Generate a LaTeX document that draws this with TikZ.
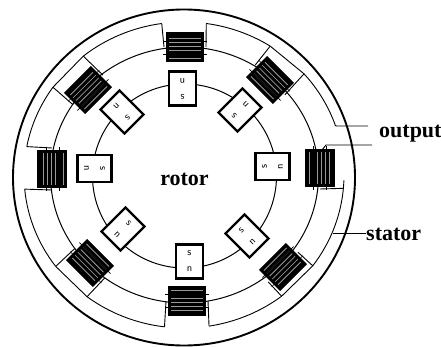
\documentclass[tikz,border=0pt]{standalone}
\usepackage{fontspec}
\setmainfont{Liberation Serif}
\usetikzlibrary{calc}
\begin{document}
\begin{tikzpicture}[x=1pt,y=1pt,
  casing/.style={line width=1.9pt},
  bore/.style={line width=1pt},
  wire/.style={line width=0.9pt, line join=round},
  coilbox/.style={draw=black, fill=black, line width=1pt, minimum width=29pt, minimum height=37pt, inner sep=0pt},
  winding/.style={draw=black!40, line width=0.8pt},
  wrap/.style={draw=black, line width=0.6pt},
  magbox/.style={draw=black, fill=white, line width=2.3pt, minimum width=34pt, minimum height=27pt, inner sep=0pt},
  pole/.style={font=\fontsize{10.5}{10.5}\selectfont\sffamily, inner sep=0pt},
  lbl/.style={font=\fontsize{22}{22}\selectfont\bfseries, inner sep=0pt}]
\useasboundingbox (0,0) rectangle (441,-347);

% centre of the wiring loop
\coordinate (W) at (184,-175);

% stator casing, stator bore and rotor circle
\draw[casing] (184,-177.5) ellipse[x radius=171, y radius=168];
\draw[bore] (184.5,-175) ellipse[x radius=134, y radius=128];
\draw[bore] (184.5,-176) circle[radius=92];

% series wiring between neighbouring coils
\foreach \a/\b in {57.4/82, 98/129, 145/169.3, 185.3/216.7, 232.7/263, 279/307.6, 323.6/358}
  \draw[wire] (W) ++(\a:160 and 153) arc[start angle=\a, end angle=\b, x radius=160, y radius=153];
% wire leaving towards the output terminal
\draw[wire] (W) ++(41.4:160 and 153) arc[start angle=41.4, end angle=18.7, x radius=160, y radius=153]
  coordinate (outA);
\coordinate (outAend) at (368,-126);
\draw[wire] (outA) -- (outAend);

% coils with their leads
\foreach \x/\y/\r/\p [count=\i] in {320/168/0/3, 270/80/45/49.4, 185/47/90/90, 88/90/135/137,
                                     52/169/180/177.3, 90/263/225/224.7, 187/301/270/271, 283/267/315/315.6}{
  \coordinate (s1) at ($(\x,-\y)+(\r+90:21)$);
  \coordinate (s2) at ($(\x,-\y)+(\r-90:21)$);
  \coordinate (e1) at ($(W)+(\p+8:160 and 153)$);
  \coordinate (e2) at ($(W)+(\p-8:160 and 153)$);
  \ifnum\i=1\else\draw[wire] (s1) -- (e1);\fi
  \draw[wire] (s2) -- (e2);
  \ifodd\i\else\draw[wire] (e1) -- (e2);\fi
  \node[coilbox, rotate=\r] (coil\i) at (\x,-\y) {};
  \begin{scope}[shift={(\x,-\y)}, rotate=\r]
    \foreach \s in {-11,-7,-3,1,5,9}
      \draw[winding] (\s,-16) -- (\s,16);
    \draw[wrap] (-7,-22) -- (-7,22) (6,-22) -- (6,22);
  \end{scope}
}

% output terminal lead from the coil on the right
\coordinate (outB0) at (322,-150);
\coordinate (outB1) at (326,-145);
\coordinate (outBend) at (372,-145);
\draw[wire] (outB0) -- (outB1) -- (outBend);

% rotor magnets
\foreach \x/\y/\r [count=\i] in {272.5/166.5/0, 240/110/45, 182.5/88.5/90, 122/112/135,
                                 94.5/168.5/180, 123/229/225, 189.5/261.5/270, 247/236/315}{
  \node[magbox, rotate=\r] (mag\i) at (\x,-\y) {};
  \node[pole, rotate=\r+90] (n\i) at ($(\x,-\y)+(\r:8)$) {n};
  \node[pole, rotate=\r+90] (s\i) at ($(\x,-\y)+(\r+180:8)$) {s};
}

% labels
\node[lbl, anchor=base] (rotor) at (184.5,-185.5) {rotor};
\node[lbl, anchor=base west] (output) at (379,-138) {output};
\node[lbl, anchor=base west] (stator) at (366,-240.5) {stator};
\coordinate (statorleader) at (333,-233);
\draw[wire] (statorleader) -- (stator.west |- statorleader);
\end{tikzpicture}
\end{document}
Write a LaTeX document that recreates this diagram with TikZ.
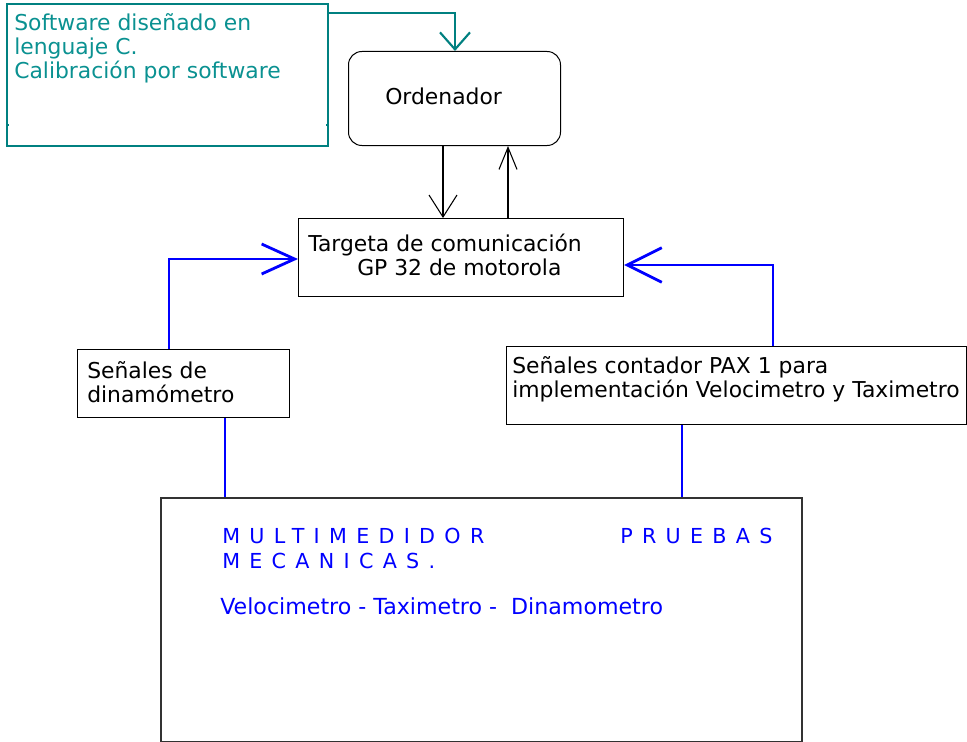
\documentclass[tikz,border=0pt]{standalone}
\usepackage{fontspec}
\setmainfont{DejaVu Sans}
\usetikzlibrary{arrows.meta,calc}
\definecolor{tealline}{RGB}{0,128,128}
\definecolor{tealtext}{RGB}{10,145,145}
\definecolor{pureblue}{RGB}{0,0,255}
\definecolor{framegray}{RGB}{50,50,50}
\newcommand{\spacedcaps}{\addfontfeature{LetterSpace=45}}
\begin{document}
\begin{tikzpicture}[x=0.75pt,y=-0.75pt,
  font=\fontsize{16.4}{18}\selectfont,
  box/.style={draw, line width=0.75pt, inner sep=0pt, anchor=north west},
  txt/.style={anchor=base west, inner sep=0pt},
  blackarrow/.style={draw, line width=0.8pt},
  blueline/.style={draw=pureblue, line width=2.1pt},
  tealconn/.style={draw=tealline, line width=1.6pt}]
  \useasboundingbox (0,0) rectangle (967,742);

  % boxes
  \node[box, draw=tealline, line width=1.5pt, minimum width=240.75pt, minimum height=106.5pt] (soft) at (6,3) {};
  \node[box, rounded corners=10pt, minimum width=159pt, minimum height=70.5pt] (ord) at (348,51) {};
  \node[box, minimum width=243.75pt, minimum height=58.5pt] (targ) at (298,218) {};
  \node[box, minimum width=159pt, minimum height=51pt] (dina) at (77,349) {};
  \node[box, minimum width=345pt, minimum height=58.5pt] (pax) at (506,346) {};
  \node[box, draw=framegray, line width=1.5pt, minimum width=480.75pt, minimum height=183pt] (multi) at (160,497) {};

  % small ticks on the software box sides
  \draw[tealline, line width=1pt] ($(soft.north west)+(0,122)$) -- ++(3,0);
  \draw[tealline, line width=1pt] ($(soft.north east)+(0,122)$) -- ++(-3,0);

  % texts
  \begin{scope}[text=tealtext]
    \node[txt] (softa) at (14,31) {Software diseñado en};
    \node[txt] (softb) at (14,55) {lenguaje C.};
    \node[txt] (softc) at (14,79) {Calibración por software};
  \end{scope}
  \node[txt] (ordt) at (385,104) {Ordenador};
  \node[txt] (targa) at (308,251) {Targeta de comunicación};
  \node[txt] (targb) at (357,275) {GP 32 de motorola};
  \node[txt] (dinaa) at (87,378) {Señales de};
  \node[txt] (dinab) at (87,402) {dinamómetro};
  \node[txt] (paxa) at (512,373) {Señales contador PAX 1 para};
  \node[txt] (paxb) at (512,397) {implementación Velocimetro y Taximetro};
  \begin{scope}[text=pureblue]
    \node[txt, font=\fontsize{15.5}{18}\selectfont\spacedcaps] (multa) at (222,543) {MULTIMEDIDOR};
    \node[txt, font=\fontsize{15.5}{18}\selectfont\spacedcaps] (multb) at (620,543) {PRUEBAS};
    \node[txt, font=\fontsize{15.5}{18}\selectfont\spacedcaps] (multc) at (222,568) {MECANICAS.};
    \node[txt, font=\fontsize{16.6}{18}\selectfont] (multd) at (220,614) {Velocimetro - Taximetro -\ \ Dinamometro};
  \end{scope}

  % connectors
  \draw[tealconn, -{Straight Barb[length=12.75pt,width=22.5pt]}]
    ($(soft.north east)+(0,10)$) -| ($(ord.north west)+(107,0)$);
  \draw[blackarrow, -{Straight Barb[length=16.5pt,width=21pt]}]
    ($(ord.south west)+(95,0)$) -- ($(targ.north west)+(145,0)$);
  \draw[blackarrow, -{Straight Barb[length=16.5pt,width=13.5pt]}]
    ($(targ.north west)+(210,0)$) -- ($(ord.south west)+(160,0)$);
  \draw[blueline, -{Straight Barb[length=24.75pt,width=22.5pt]}]
    ($(dina.north west)+(92,0)$) |- ($(targ.north west)+(0,41)$);
  \draw[blueline, -{Straight Barb[length=26pt,width=26pt]}]
    ($(pax.north west)+(267,0)$) |- ($(targ.north east)+(0,47)$);
  \draw[blueline] ($(dina.south west)+(148,0)$) -- ($(multi.north west)+(65,0)$);
  \draw[blueline] ($(pax.south west)+(176,0)$) -- ($(multi.north west)+(522,0)$);
\end{tikzpicture}
\end{document}
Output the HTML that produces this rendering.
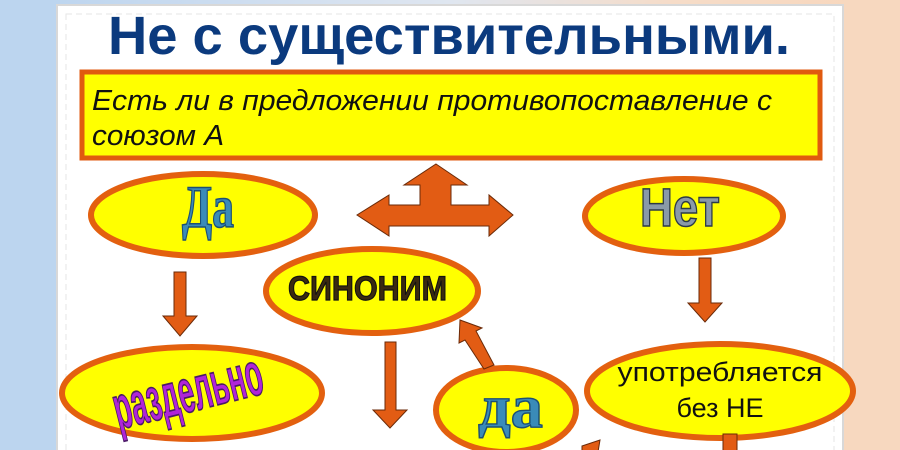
<!DOCTYPE html>
<html><head><meta charset="utf-8"><style>
html,body{margin:0;padding:0;width:900px;height:450px;overflow:hidden;background:#fff}
svg{display:block}
</style></head><body>
<svg width="900" height="450" viewBox="0 0 900 450" xmlns="http://www.w3.org/2000/svg">
<defs>
<linearGradient id="bg" x1="0" x2="1" y1="0" y2="0">
<stop offset="0" stop-color="#b9d3ef"/><stop offset="0.5" stop-color="#dfe6f0"/><stop offset="0.75" stop-color="#f6dcc8"/><stop offset="1" stop-color="#f8d6bb"/>
</linearGradient>
</defs>
<rect width="900" height="450" fill="url(#bg)"/>
<rect x="0" y="0" width="60" height="450" fill="#bcd5ef"/>
<rect x="843" y="0" width="57" height="450" fill="#f7d8bf"/>
<rect x="57" y="5" width="786" height="460" fill="#fff" stroke="#d8d8d8" stroke-width="2"/>
<rect x="66" y="14" width="768" height="450" fill="none" stroke="#e6e6e6" stroke-width="1" stroke-dasharray="6 4"/>
<text x="108" y="54" textLength="682" lengthAdjust="spacingAndGlyphs" font-family="Liberation Sans, sans-serif" font-weight="bold" font-size="54" fill="#0b3a7e">Не с существительными.</text>
<rect x="82" y="72" width="738" height="86" fill="#ffff00" stroke="#e05a0f" stroke-width="5"/>
<text font-family="Liberation Sans, sans-serif" font-style="italic" font-size="29" fill="#111"><tspan x="92" y="110" textLength="680" lengthAdjust="spacingAndGlyphs">Есть ли в предложении противопоставление с</tspan><tspan x="92" y="145" textLength="132" lengthAdjust="spacingAndGlyphs">союзом А</tspan></text>
<g fill="#ffff00" stroke="#e3600f" stroke-width="6">
<ellipse cx="203" cy="215" rx="112" ry="41"/>
<ellipse cx="684" cy="216" rx="99" ry="37"/>
<ellipse cx="372" cy="291" rx="106" ry="42"/>
<ellipse cx="192" cy="393" rx="130" ry="46"/>
<ellipse cx="506" cy="410" rx="70" ry="42"/>
<ellipse cx="720" cy="391" rx="133" ry="47"/>
</g>
<g fill="#e25c14" stroke="#6a2a08" stroke-width="1">
<path d="M436 164 L467 185 L451 185 L451 205 L489 205 L489 195 L513 215 L489 236 L489 226 L389 226 L389 236 L357 215 L389 195 L389 205 L420 205 L420 185 L404 185 Z"/>
<path d="M174 272 L186 272 L186 316 L197 316 L180 336 L163 316 L174 316 Z"/>
<path d="M699 258 L711 258 L711 303 L722 303 L705 322 L688 303 L699 303 Z"/>
<path d="M385 342 L396 342 L396 410 L407 410 L390 428 L373 410 L385 410 Z"/>
<path d="M484 369 L494 365 L476 331 L482 328 L460 320 L459 343 L465 340 Z"/>
<path d="M582 446 L600 440 L598 452 L582 452 Z"/>
<path d="M723 434 L737 434 L737 452 L723 452 Z"/>
</g>
<g font-family="Liberation Serif, serif" font-weight="bold">
<text x="182" y="228" textLength="52" lengthAdjust="spacingAndGlyphs" font-size="40" fill="#3a8bb8" stroke="#1c4f74" stroke-width="1" transform="translate(0 -115) scale(1 1.5)">Да</text>
<text x="478" y="430" textLength="65" lengthAdjust="spacingAndGlyphs" font-size="44" fill="#3a8bb8" stroke="#1c4f74" stroke-width="1" transform="translate(0 -175) scale(1 1.4)">да</text>
</g>
<text x="640" y="226" textLength="80" lengthAdjust="spacingAndGlyphs" font-family="Liberation Sans, sans-serif" font-weight="bold" font-size="36" fill="#8a9aa8" stroke="#2c3a46" stroke-width="1" transform="translate(0 -113) scale(1 1.5)">Нет</text>
<text x="288" y="300" textLength="159" lengthAdjust="spacingAndGlyphs" font-family="Liberation Sans, sans-serif" font-weight="bold" font-size="30" fill="#3a2a10" stroke="#111" stroke-width="1" transform="translate(0 -45) scale(1 1.15)">СИНОНИМ</text>
<text x="188" y="404" text-anchor="middle" textLength="160" lengthAdjust="spacingAndGlyphs" font-family="Liberation Sans, sans-serif" font-weight="bold" font-size="36" fill="#b025d8" stroke="#4a1a66" stroke-width="1" transform="translate(188 393) rotate(-14) scale(0.95 1.7) translate(-188 -393)">раздельно</text>
<text font-family="Liberation Sans, sans-serif" font-size="27" fill="#111" text-anchor="middle"><tspan x="720" y="381" textLength="205" lengthAdjust="spacingAndGlyphs">употребляется</tspan><tspan x="720" y="417">без НЕ</tspan></text>
</svg>
</body></html>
▬▬▬▬▬▬
*What to produce*
Search the records for the word "LaTeX", then list every line that has it.

*Answer*
Generate a LaTeX document that draws this with TikZ.
Write a LaTeX document that recreates this diagram with TikZ.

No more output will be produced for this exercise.